Host Joyce DiDonato starts by saying that the 16th century plot has become a bit creaky. Can't argue with that. Then she enthuses about director Des McAnuff's solution to this problem. His Dr Faust is a suicidal nuclear scientist in 1945. The entire action takes place within his laboratory. The opera is, apparently a dream that takes place between his drinking the poison and finally snuffing it. Well, if that isn't creaky I don't know what is. The concept is not carried through with any consistency. When Faust is rejuvenated he also seems to travel back in time so the characters wear 19th century costumes in the 20th century laboratory.
I usually enjoy productions of Faust. The creakiness of the plot can be overcome by spectacular production values. Setting the action in a grey laboratory makes the action difficult to follow. Without any visual distractions, Gounod's music seems to hold up the drama rather than move it forward.
This production seemed interminable, despite a stellar cast. Jonas Kaufmann and Rene Pape are excellent as Faust and Mephistopheles. I was less keen on Marina Poplavskaya's Marguerite. Her pitching was a bit wayward at times and I was put off by the way she had to stand on tiptoes to reach the high notes of the Jewel Song. Michèle Losier is a charmless Siébel and Russell Braun is an unsympathetic Valentin although that is not surprising in a character who dies cursing his sister for getting pregnant.

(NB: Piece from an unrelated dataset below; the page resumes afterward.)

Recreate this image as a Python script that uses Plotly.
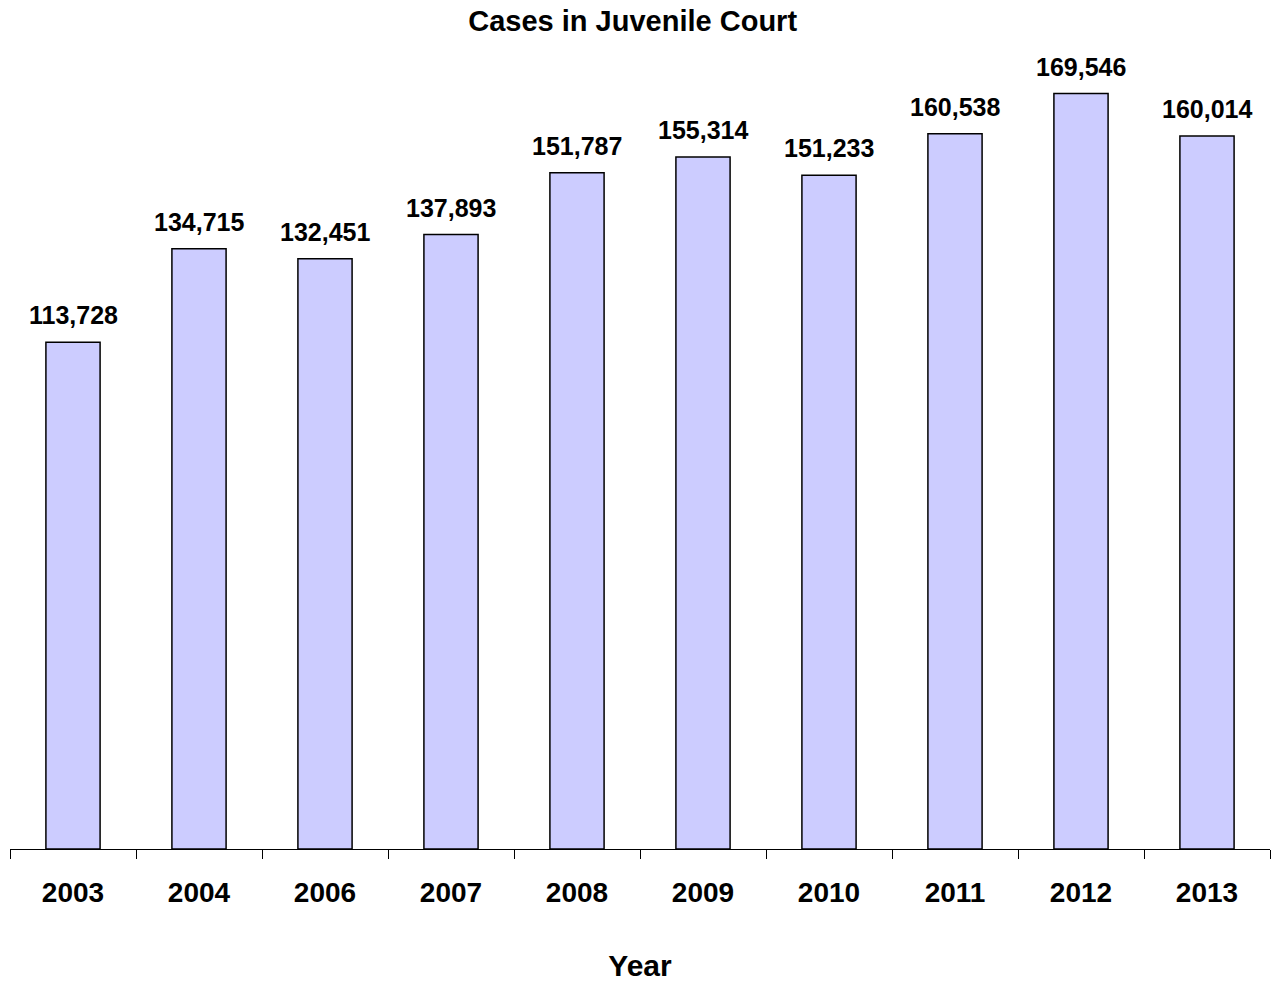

In fact the pregnancy is the only bit of the production that I thought really worked. I have in the past been confused in the final Act when we suddenly see Marguerite in prison awaiting execution for killing her baby. What baby? In this production she is pregnant throughout Act 4. At the end of the act she is tormented by devils while in church. She gives birth and promptly drowns the baby in the baptismal font. That would probably be too much detail for 19th century opera audiences but it made the plot much clearer to me.